Common Accuracy Check Scenarios

Business Requirement

Metric Type

Example Configuration

Use Case

Financial Data Validation

min, max, sum

min(revenue) >= 0, max(discount_percent) <= 100

Ensure financial values are within realistic bounds

Inventory Management

avg, row_count

avg(stock_level) between 10 and 1000, row_count > 0

Monitor stock levels and data availability

Performance Metrics

percentile, stddev

percentile(response_time, 0.95) < 5000

Track system performance thresholds

Data Distribution Analysis

variance, stddev_pop

variance(order_amount) between 100 and 10000

Monitor data consistency and outliers

Text Content Validation

avg_length, max_length

avg_length(description) >= 20, max_length(title) <= 100

Ensure content meets quality standards

Duplicate Detection

duplicate_count, duplicate_percent

duplicate_count(customer_id) = 0

Maintain data uniqueness

Advanced Statistical Checks

Standard Deviation Checks

  • Use stddev for general population standard deviation.

  • Use stddev_pop when working with complete populations.

  • Use stddev_samp when working with sample data.

Variance Checks

  • Use variance for general variance calculations.

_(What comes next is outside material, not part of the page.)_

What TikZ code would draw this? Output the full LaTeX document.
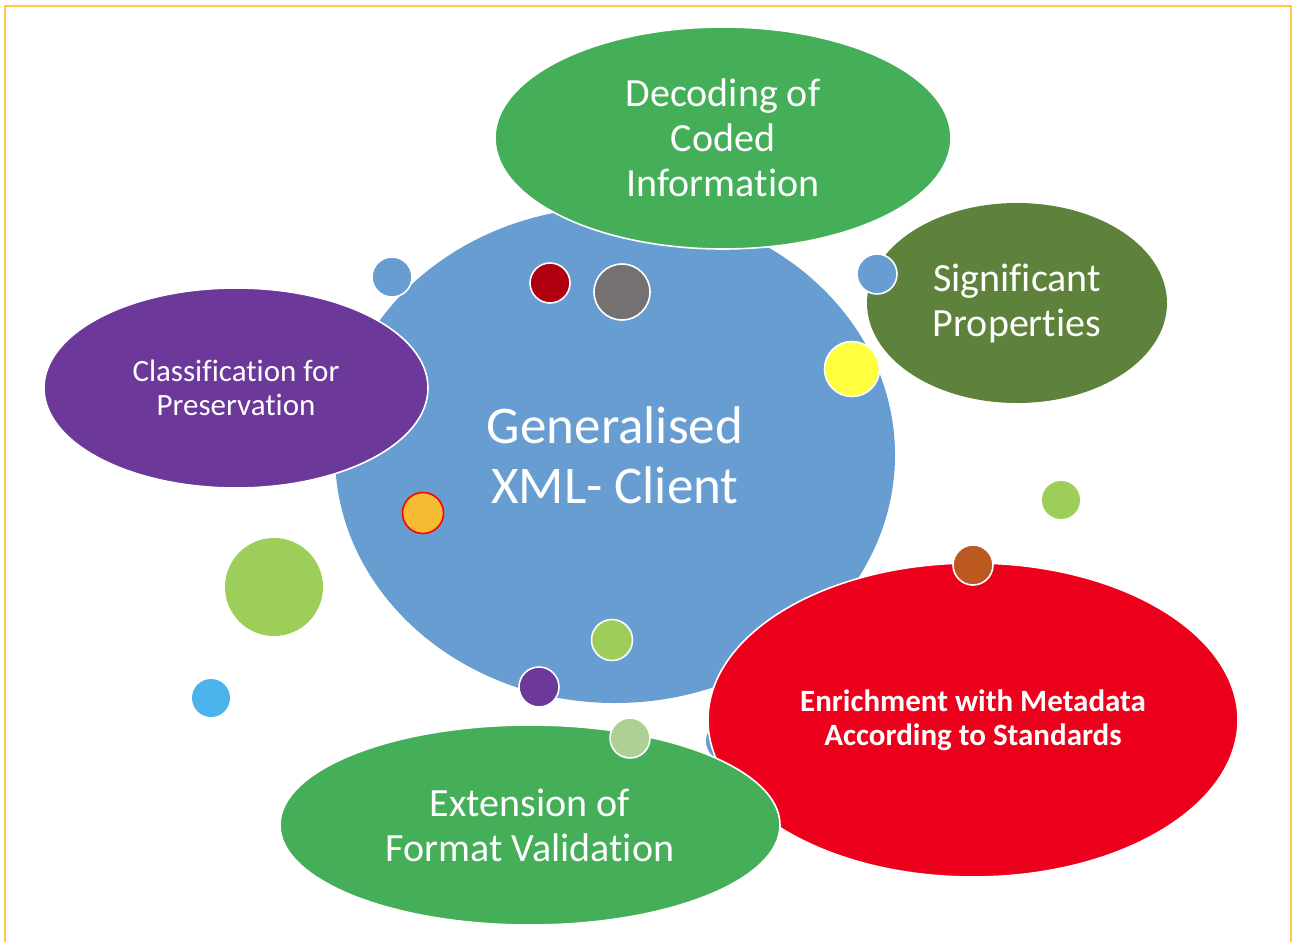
\documentclass[tikz,border=0pt]{standalone}
\usepackage{fontspec}
\setmainfont{Carlito}[RawFeature=-liga, RawFeature=-clig, RawFeature=-calt, RawFeature=-ccmp]
\usetikzlibrary{shapes.geometric}

\definecolor{clientblue}{RGB}{104,157,210}
\definecolor{leafgreen}{RGB}{68,175,88}
\definecolor{olivegreen}{RGB}{94,130,59}
\definecolor{plum}{RGB}{108,56,153}
\definecolor{signalred}{RGB}{236,0,28}
\definecolor{lime}{RGB}{157,206,90}
\definecolor{palegreen}{RGB}{175,208,149}
\definecolor{darkred}{RGB}{176,0,16}
\definecolor{stone}{RGB}{117,113,113}
\definecolor{lemon}{RGB}{255,255,63}
\definecolor{amber}{RGB}{246,187,51}
\definecolor{rust}{RGB}{187,89,32}
\definecolor{sky}{RGB}{75,180,236}
\definecolor{frame}{RGB}{255,200,70}

\begin{document}
\begin{tikzpicture}[x=1pt, y=-1pt,
  bubble/.style={ellipse, draw=white, line width=1.6pt, inner sep=0pt, align=center, text=white},
  spot/.style={circle, draw=white, line width=1.6pt, inner sep=0pt, minimum size=#1},
  spot/.default=40pt,
  big/.style={font=\fontsize{40}{45}\selectfont},
  small/.style={font=\fontsize{31}{34.5}\selectfont}
]
\useasboundingbox (0,0) rectangle (1292,942);
\draw[frame, line width=1.5pt] (5,942) -- (5,6) -- (1291,6) -- (1291,942);

% centre bubble
\node[bubble, draw=none, fill=clientblue, minimum width=560pt, minimum height=496pt,
  font=\fontsize{53}{60}\selectfont] (client) at (615,455) {Generalised\\XML- Client};

\node[spot, fill=clientblue] (dotA) at (392,277) {};
\node[spot, fill=clientblue, draw=none] (dotC) at (726,741) {};

% outer bubbles
\node[bubble, fill=plum, small, minimum width=384pt, minimum height=200pt] (classif) at (236,388)
  {Classification for\\Preservation};
\node[bubble, fill=leafgreen, big, minimum width=456pt, minimum height=222pt] (decoding) at (723,138)
  {Decoding of\\Coded\\Information};
\node[bubble, fill=olivegreen, big, draw=none, minimum width=300pt, minimum height=200pt] (sigprops) at (1017,303)
  {Significant\\Properties};
\node[bubble, fill=signalred, font=\bfseries\fontsize{31}{34.5}\selectfont,
  minimum width=530pt, minimum height=314pt] (enrich) at (973,720)
  {Enrichment with Metadata\\According to Standards};
\node[bubble, fill=leafgreen, big, minimum width=500pt, minimum height=200pt] (extension) at (530,825)
  {Extension of\\Format Validation};

% small dots
\node[spot, fill=clientblue] (dotB) at (877,274) {};
\node[spot, fill=darkred] (dotD) at (550,283) {};
\node[spot=56pt, fill=stone] (dotE) at (622,292) {};
\node[spot=55pt, fill=lemon] (dotF) at (852,369) {};
\node[spot=41pt, fill=amber, draw=red] (dotG) at (423,513) {};
\node[spot=98pt, fill=lime, draw=none] (dotH) at (274,587) {};
\node[spot=38pt, fill=sky, draw=none] (dotI) at (211,698) {};
\node[spot=41pt, fill=lime] (dotJ) at (612,640) {};
\node[spot, fill=plum] (dotK) at (539,687) {};
\node[spot, fill=palegreen] (dotL) at (630,738) {};
\node[spot, fill=rust] (dotM) at (973,565) {};
\node[spot=38pt, fill=lime, draw=none] (dotN) at (1061,500) {};
\end{tikzpicture}
\end{document}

  • Use var_pop for population variance.

  • Use var_samp for sample variance.

Percentile Checks

Useful for identifying outliers and understanding data distribution.

  • percentile(column, 0.5) calculates the median value.

  • percentile(column, 0.95) identifies the 95th percentile.

Change-Over-Time Thresholds

Accuracy checks support dynamic thresholds that compare current values to historical measurements.

Basic Change Detection

-- Alert if row count changes by more than 50 rows from previous measurement
change for row_count between -20 and +50

-- Alert if average changes by more than 10% from previous week
change same day last week for avg(order_amount) > 10%

Advanced Historical Comparisons

-- Compare to average of last 7 measurements
change avg last 7 for row_count < 50

-- Compare to minimum of last 7 measurements
change min last 7 for duplicate_count(email) < 5

-- Compare percentage change to maximum of last 7 measurements
change max last 7 percent for sum(revenue) < 20%

Change-Over-Time Components

  • Calculation Type (optional): avg, min, max.

  • Historical Period (optional): last 7.

  • Percentage Mode (optional): percent.

  • Metric: The numeric metric to calculate.

  • Comparison: The threshold for acceptable change.